The Court of Appeals unanimously ruled that the state generally isn’t liable for “the negligent performance” of government functions unless it has some “special duty” to those hurt.
Federal investigators afterward said the 40-foot Ethan Allen should have been limited to 14 passengers. The boat tipped over in clear, sunny weather, sending 47 tourists and the captain into Lake George. The National Transportation Safety Board concluded that “insufficient stability,” partly from the passenger load, was the probable cause of the accident.
Nineteen of those killed were from Michigan. One was from Ohio.
“Although the law is clear, the upshot is that, regardless of any negligence on the part of the state, the victims of this disastrous wreck are essentially left without adequate remedy,” Chief Judge Jonathan Lippman wrote for the unanimous court. “The Legislature currently has a proposal before it to require public vessels to carry marine protection and indemnity insurance.
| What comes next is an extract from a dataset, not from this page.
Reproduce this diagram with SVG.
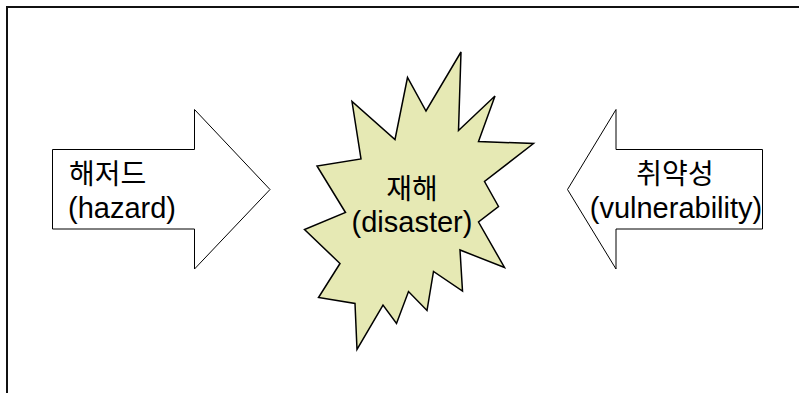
<svg xmlns="http://www.w3.org/2000/svg" width="799" height="393" viewBox="0 0 799 393">
<style>
  .txt { font-family: "Liberation Sans", "Noto Sans CJK KR", Arial, sans-serif; font-size: 29px; fill: #000; }
  .ko { font-size: 28px; }
  .arrow { fill: #fff; stroke: #000; stroke-width: 1; stroke-linejoin: miter; }
  .burst { fill: #E6E9B4; stroke: #000; stroke-width: 1.5; stroke-linejoin: miter; }
</style>
<rect x="0" y="0" width="799" height="393" fill="#fff"/>
<g id="frame">
  <path d="M7,393 V7 H799" fill="none" stroke="#111" stroke-width="2"/>
</g>
<g id="hazard">
  <polygon class="arrow" points="52.5,149.5 194.5,149.5 194.5,109.5 270,189.5 194.5,269 194.5,229 52.5,229"/>
  <text class="txt ko" x="69" y="184">해저드</text>
  <text class="txt" x="68" y="218">(hazard)</text>
</g>
<g id="vulnerability">
  <polygon class="arrow" points="762.5,149.5 616,149.5 616,109.5 567.5,189.5 616,269 616,229 762.5,229"/>
  <text class="txt ko" x="675" y="184" text-anchor="middle">취약성</text>
  <text class="txt" x="676" y="218" text-anchor="middle">(vulnerability)</text>
</g>
<g id="disaster">
  <polygon class="burst" points="461,52 458.5,130.5 495,96 478.5,141.5 533.5,143.5 484.5,181.5 498.5,206.5 478.5,222 504.5,267.5 460,250 462.5,291 433.5,271.5 427,310.5 408.5,291.5 396.5,323.5 383,305 357,349.5 355,303.5 318.5,297.5 340,263.5 304.5,229.5 345.5,212.5 317,166 361,159 352,101.5 395,139.5 407.5,77.5 426,111"/>
  <text class="txt ko" x="412" y="199" text-anchor="middle">재해</text>
  <text class="txt" x="412" y="232" text-anchor="middle">(disaster)</text>
</g>
<g id="connectors"></g>
</svg>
We note that such a requirement — had it existed — might have been able to provide a modicum of relief here.”
The six judges noted that the Legislature, even in amending state Navigation Law after the disaster to impose more safety standards, didn’t establish a private right to sue the government.
They reversed a midlevel court and upheld the state’s claim of sovereign immunity in carrying out these governmental functions.
“The statutory scheme at issue here does require inspectors to issue a certificate of inspection indicating that the vessel is safe and, specifically, certifying the number of passengers the vessel can safety transport,” Lippman wrote. “However, these statutory obligations do not create a special duty of care owed by the state to particular passengers.”
The top court noted that state inspectors had annually carried forward the passenger capacity of 48 from 1979 to 2005, despite a major modification in 1989 to replace a canvas canopy with wood. They didn’t conduct stability tests. Capacity was initially set by the Coast Guard after the boat was built in
Since the disaster, the state has increased the average weight per passenger used to determine capacity from 140 pounds to 174 pounds, reflecting Americans’ upward trend.
Ethan Allen owner James Quirk settled federal court claims in 2008 against his company Shoreline Cruises Inc., its affiliate Quirk’s Marine Rentals and boat captain Richard Paris for undisclosed terms.
Shoreline continues to operate its other tour boats on Lake George.
According to plaintiffs’ attorney James Hacker, that lawsuit suggested operator negligence, turning into the wake from another boat.
The state Office of Parks, Recreation and Historic Preservation, responsible for inspecting commercial boats on state waterways, declined to comment Thursday.
“I think this suit makes it abundantly clear that anyone who’s hurt as a result of a negligent act by New York state, their rights are severely hampered,” Hacker said. “This is the end of the road for this case.”
National Transportation Safety Board investigators, who raised the submerged tour boat and tested it, concluded in 2006 that the Ethan Allen’s capacity should have been slashed to a maximum of 14 people after the heavy wooden canopy was added in 1989, but no stability test was done after that. Extra weight made the boat suddenly flip, most likely after it was struck by a wave from a passing boat or boats on Lake George, they said.